Thursday,
May 20, 1965
Joe McNeel, of Mill Point, killed a snake last Sunday on a foot log that was a strange one. It had a lot of black but some copper color, was five feet long, a heavy body and a blunt tail. The snake was coiled and was striking. Mr. McNeel noticed it shook its tail and wondered if it might be a rattlesnake with its tail cut off. Mr. McNeel recalls locust year in 1917 (which doesn’t add up to regular 17 years) when he and another boy took two jars of locusts and turned them loose in school. He also remembers the locusts destroyed an orchard so badly it never recovered.
By tradition and instinct two subjects are consistently colored, misrepresented or plain lied about when reported by the individuals principally concerned; the size of fish (whether landed or not) and golf scores. So common is the practice of stretching fish and shrinking golf scores that one may truly say that veracity in the telling of such things is the exception rather than the rule and otherwise honest men are never censored for inaccuracies in such matters and suffer no damage to their reputations by understanding fellow fishermen and or golfers.
It is in full cognizance of this situation that the writer comes forward to report an incident that occurred on the sixth hole of the Pocahontas County Country Club Monday evening about seven-thirty. At that time and place the Rev. George H. McCune, pastor of the Marlinton Methodist Church, did score a hole in one. The Rev. McCune took up golf only last year. The club he used for his first ace was a No. 5 iron on the the par 3 hole.
The only witness of this feat was McCune’s playing companion, Bill Harper – and, in fact, there were no other golfers on the course at the time. Unlike McCune, Harper is not “ a man of the cloth,” but is known to have moments of reliability. And Mr. McCune did make that hole-in-one – So Help Me!
Norman R. Price, M.D.
An era came to a close with the passing of Dr. Norman R. Price last week.
He was the last of the country doctors in Pocahontas who went by foot, by horse, and by car, in foul weather and fair, up and down these mountains and valleys, to minister to the needs of the sick.
Since 1903, this strong man, who ran a 30-mile footrace, answered calls, not only in Pocahontas but in sections of Webster, Randolph and Nicholas.
He wore out seven horses and fifteen automobiles.
Having delivered between five and six thousand babies it was little wonder that during his sickness practically every family recalled that he had brought some of them into the world. He reached his goal of 90 years, with several months over, and died, as he wanted, a gentleman, in command of the situation.
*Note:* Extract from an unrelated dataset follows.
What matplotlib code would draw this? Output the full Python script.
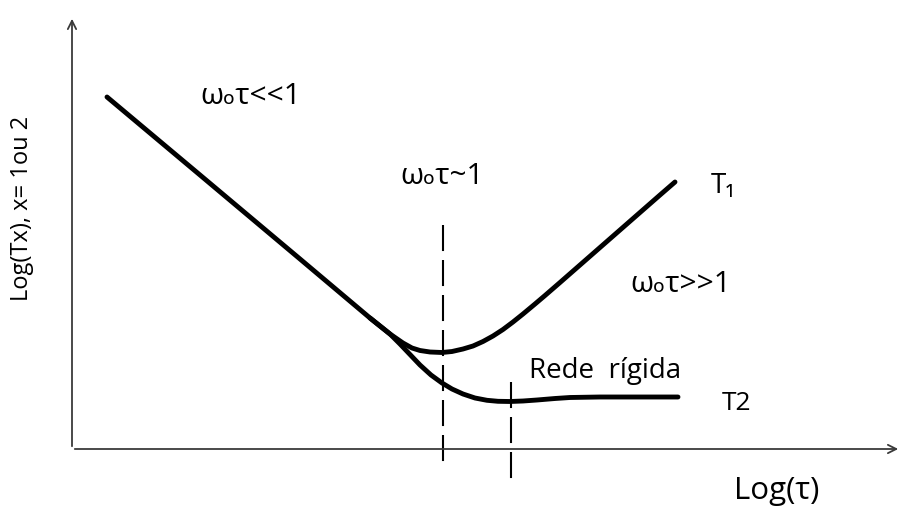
import matplotlib.pyplot as plt

plt.rcParams['font.family'] = ['Open Sans', 'DejaVu Sans']

# relaxation curves, coordinates on the sketch (x right, y down)
t1_x = [107, 200, 300, 370, 390, 403, 412, 420, 430, 442, 452, 463, 473, 483, 493, 503,
        513, 523, 535, 545, 560, 580, 600, 620, 640, 660, 675]
t1_y = [97, 175, 259, 318, 334, 343, 348, 350.5, 352, 352.5, 351.5, 349, 346, 341.5, 336, 329.5,
        322, 314, 304, 295.5, 282.5, 265, 247.5, 230, 212.5, 195, 182]

t2_x = [370, 380, 390, 400, 410, 420, 431, 442, 452, 463, 475, 487, 498, 510, 523, 537,
        555, 570, 600, 640, 678]
t2_y = [318, 326, 334, 344, 354.5, 365, 375, 383, 389, 394, 398, 400.3, 401.3, 401.5, 401, 400,
        398.5, 397.5, 397, 397, 397]

# vertical markers: x position, top, bottom
marker_x = [442.5, 510.5]
marker_top = [225, 382]
marker_bottom = [466, 479]

fig = plt.figure(figsize=(9.02, 5.08), dpi=100)
ax = fig.add_axes([0, 0, 1, 1])
ax.set_xlim(0, 902)
ax.set_ylim(508, 0)
ax.axis('off')

# axes with open arrow heads
axis_col = '#3a3a3a'
ax.annotate('', xy=(72, 16), xytext=(72, 449),
            arrowprops=dict(arrowstyle='->,head_length=0.6,head_width=0.3', lw=1.3, color=axis_col))
ax.annotate('', xy=(901, 449), xytext=(72, 449),
            arrowprops=dict(arrowstyle='->,head_length=0.6,head_width=0.3', lw=1.3, color=axis_col))

ax.plot(t1_x, t1_y, color='black', lw=3.5, solid_capstyle='round', solid_joinstyle='round')
ax.plot(t2_x, t2_y, color='black', lw=3.5, solid_capstyle='round', solid_joinstyle='round')

for mx, top, bot in zip(marker_x, marker_top, marker_bottom):
    ax.plot([mx, mx], [top, bot], color='black', lw=1.5, linestyle=(0, (12.5, 4.3)))

fs = 21.5
ax.text(200, 96, 'ωₒτ<<1', fontsize=fs, va='center', ha='left')
ax.text(400, 176, 'ωₒτ~1', fontsize=fs, va='center', ha='left')
ax.text(630, 285, 'ωₒτ>>1', fontsize=fs, va='center', ha='left')
ax.text(711, 186, 'T₁', fontsize=20, va='center', ha='left')
ax.text(722, 403, 'T2', fontsize=19, va='center', ha='left')
ax.text(529, 371, 'Rede  rígida', fontsize=20, va='center', ha='left')
ax.text(734, 491, 'Log(τ)', fontsize=22.5, va='center', ha='left')
ax.text(22, 208, 'Log(Tx), x= 1ou 2', fontsize=17, va='center', ha='center', rotation=90)

fig.savefig('out.png', dpi=100)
Coming as a boy in 1885 to Marlin’s Bottom, where his father had been born, he saw the town of Marlinton come into being and watched it grow.
He served as mayor and also served on the County Court.
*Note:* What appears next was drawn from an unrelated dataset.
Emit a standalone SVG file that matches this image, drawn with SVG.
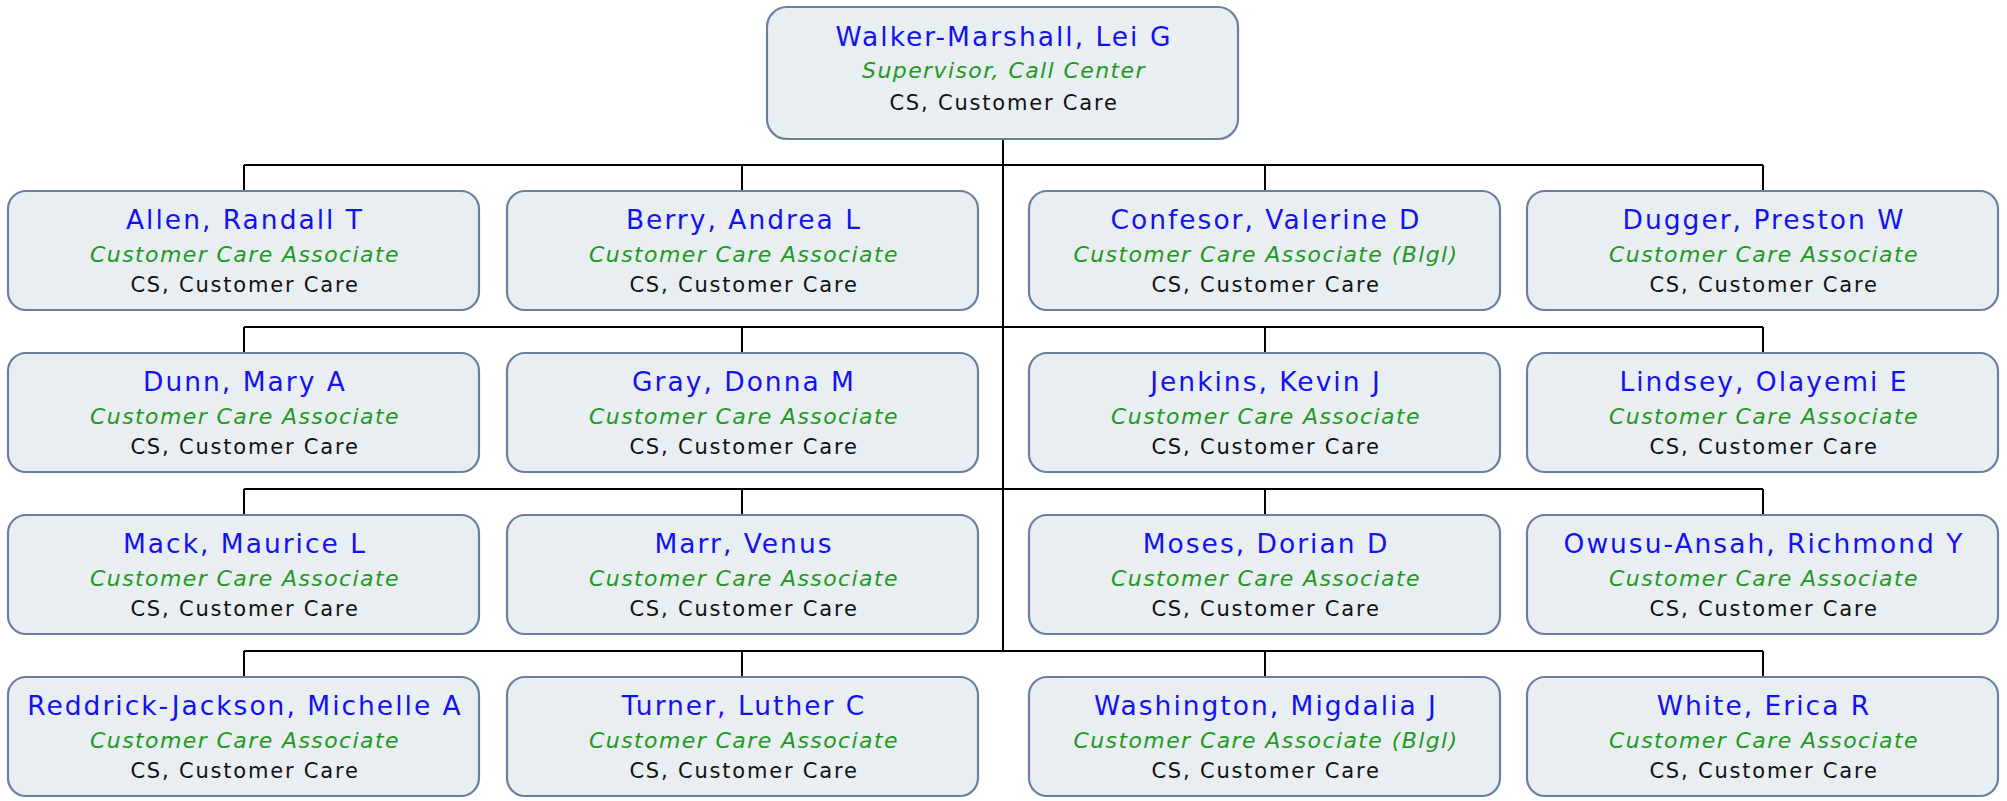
<svg xmlns="http://www.w3.org/2000/svg" width="2007" height="801" viewBox="0 0 2007 801">
<style>
.box{fill:#E9EEF2;stroke:#6B7FA0;stroke-width:2.2}
.nm{font-family:"DejaVu Sans",sans-serif;font-size:26.5px;letter-spacing:2px;fill:#1212F2;text-anchor:middle}
.tt{font-family:"DejaVu Sans",sans-serif;font-size:22px;font-style:italic;letter-spacing:1.4px;fill:#1E9A1E;text-anchor:middle}
.dp{font-family:"DejaVu Sans",sans-serif;font-size:21px;letter-spacing:1.8px;fill:#111;text-anchor:middle}
.ln{stroke:#000;stroke-width:2;fill:none}
</style>
<rect width="2007" height="801" fill="#fff"/>
<g id="connectors" class="ln">
<path d="M1003 139V651"/>
<path d="M244 165H1763M244 165V191M742 165V191M1265 165V191M1763 165V191"/>
<path d="M244 327H1763M244 327V353M742 327V353M1265 327V353M1763 327V353"/>
<path d="M244 489H1763M244 489V515M742 489V515M1265 489V515M1763 489V515"/>
<path d="M244 651H1763M244 651V677M742 651V677M1265 651V677M1763 651V677"/>
</g>
<g id="n0"><rect class="box" x="767" y="7" width="471" height="132" rx="20"/><text class="nm" x="1004" y="46">Walker-Marshall, Lei G</text><text class="tt" x="1004" y="78">Supervisor, Call Center</text><text class="dp" x="1004" y="110">CS, Customer Care</text></g>
<g id="n1"><rect class="box" x="8" y="191" width="471" height="119" rx="18"/><text class="nm" x="245" y="229">Allen, Randall T</text><text class="tt" x="245" y="262">Customer Care Associate</text><text class="dp" x="245" y="292">CS, Customer Care</text></g>
<g id="n2"><rect class="box" x="507" y="191" width="471" height="119" rx="18"/><text class="nm" x="744" y="229">Berry, Andrea L</text><text class="tt" x="744" y="262">Customer Care Associate</text><text class="dp" x="744" y="292">CS, Customer Care</text></g>
<g id="n3"><rect class="box" x="1029" y="191" width="471" height="119" rx="18"/><text class="nm" x="1266" y="229">Confesor, Valerine D</text><text class="tt" x="1266" y="262">Customer Care Associate (Blgl)</text><text class="dp" x="1266" y="292">CS, Customer Care</text></g>
<g id="n4"><rect class="box" x="1527" y="191" width="471" height="119" rx="18"/><text class="nm" x="1764" y="229">Dugger, Preston W</text><text class="tt" x="1764" y="262">Customer Care Associate</text><text class="dp" x="1764" y="292">CS, Customer Care</text></g>
<g id="n5"><rect class="box" x="8" y="353" width="471" height="119" rx="18"/><text class="nm" x="245" y="391">Dunn, Mary A</text><text class="tt" x="245" y="424">Customer Care Associate</text><text class="dp" x="245" y="454">CS, Customer Care</text></g>
<g id="n6"><rect class="box" x="507" y="353" width="471" height="119" rx="18"/><text class="nm" x="744" y="391">Gray, Donna M</text><text class="tt" x="744" y="424">Customer Care Associate</text><text class="dp" x="744" y="454">CS, Customer Care</text></g>
<g id="n7"><rect class="box" x="1029" y="353" width="471" height="119" rx="18"/><text class="nm" x="1266" y="391">Jenkins, Kevin J</text><text class="tt" x="1266" y="424">Customer Care Associate</text><text class="dp" x="1266" y="454">CS, Customer Care</text></g>
<g id="n8"><rect class="box" x="1527" y="353" width="471" height="119" rx="18"/><text class="nm" x="1764" y="391">Lindsey, Olayemi E</text><text class="tt" x="1764" y="424">Customer Care Associate</text><text class="dp" x="1764" y="454">CS, Customer Care</text></g>
<g id="n9"><rect class="box" x="8" y="515" width="471" height="119" rx="18"/><text class="nm" x="245" y="553">Mack, Maurice L</text><text class="tt" x="245" y="586">Customer Care Associate</text><text class="dp" x="245" y="616">CS, Customer Care</text></g>
<g id="n10"><rect class="box" x="507" y="515" width="471" height="119" rx="18"/><text class="nm" x="744" y="553">Marr, Venus</text><text class="tt" x="744" y="586">Customer Care Associate</text><text class="dp" x="744" y="616">CS, Customer Care</text></g>
<g id="n11"><rect class="box" x="1029" y="515" width="471" height="119" rx="18"/><text class="nm" x="1266" y="553">Moses, Dorian D</text><text class="tt" x="1266" y="586">Customer Care Associate</text><text class="dp" x="1266" y="616">CS, Customer Care</text></g>
<g id="n12"><rect class="box" x="1527" y="515" width="471" height="119" rx="18"/><text class="nm" x="1764" y="553">Owusu-Ansah, Richmond Y</text><text class="tt" x="1764" y="586">Customer Care Associate</text><text class="dp" x="1764" y="616">CS, Customer Care</text></g>
<g id="n13"><rect class="box" x="8" y="677" width="471" height="119" rx="18"/><text class="nm" x="245" y="715">Reddrick-Jackson, Michelle A</text><text class="tt" x="245" y="748">Customer Care Associate</text><text class="dp" x="245" y="778">CS, Customer Care</text></g>
<g id="n14"><rect class="box" x="507" y="677" width="471" height="119" rx="18"/><text class="nm" x="744" y="715">Turner, Luther C</text><text class="tt" x="744" y="748">Customer Care Associate</text><text class="dp" x="744" y="778">CS, Customer Care</text></g>
<g id="n15"><rect class="box" x="1029" y="677" width="471" height="119" rx="18"/><text class="nm" x="1266" y="715">Washington, Migdalia J</text><text class="tt" x="1266" y="748">Customer Care Associate (Blgl)</text><text class="dp" x="1266" y="778">CS, Customer Care</text></g>
<g id="n16"><rect class="box" x="1527" y="677" width="471" height="119" rx="18"/><text class="nm" x="1764" y="715">White, Erica R</text><text class="tt" x="1764" y="748">Customer Care Associate</text><text class="dp" x="1764" y="778">CS, Customer Care</text></g>
</svg>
Dr. Norman held almost a century of living history in his phenomenal memory.
LIFE
By Andrew Price
The life I live, the life I prize
Seems tame to the world-worn weary eyes;
Those frantic souls spurred on by lust,
For power and place till all is dust;
They never know the sweet release
Among the purple hills of peace.
I know not what the years may hold.
My dreams may fade if I grow old,
But this I know, each golden year,
Makes home, and friend, and life more dear;
Each year the heavens brighter gleam,
Each year enhances field and stream.
I know I gaze with raptured eye,
On scenes that once I idled by;
I envy not the potentate,
The rich, the mighty, high and great.
My books, my friends, my mountains free,
Have been and are enough for me.
BIRTHS
Born to Mr. and Mrs. Ronald Warner, of Bartow, a daughter, named Cindy Louise.
Born to Mr. and Mrs. Roy Sharp, a son.
DEATHS
Floyd J. Carpenter, of Mill Point; a son of the late John Wesley and Mary Carpenter. Burial in the Oak Grove Cemetery.
Mrs. Myrtle Susan Jordan, 83, of Hillsboro; a daughter of the late James and Fanny Stover Jordan. Burial in Oak Grove Cemetery.
Henry E. Ramsey, 87, of Hillsboro. Burial in Ware’s Ridge Cemetery near Valley Head.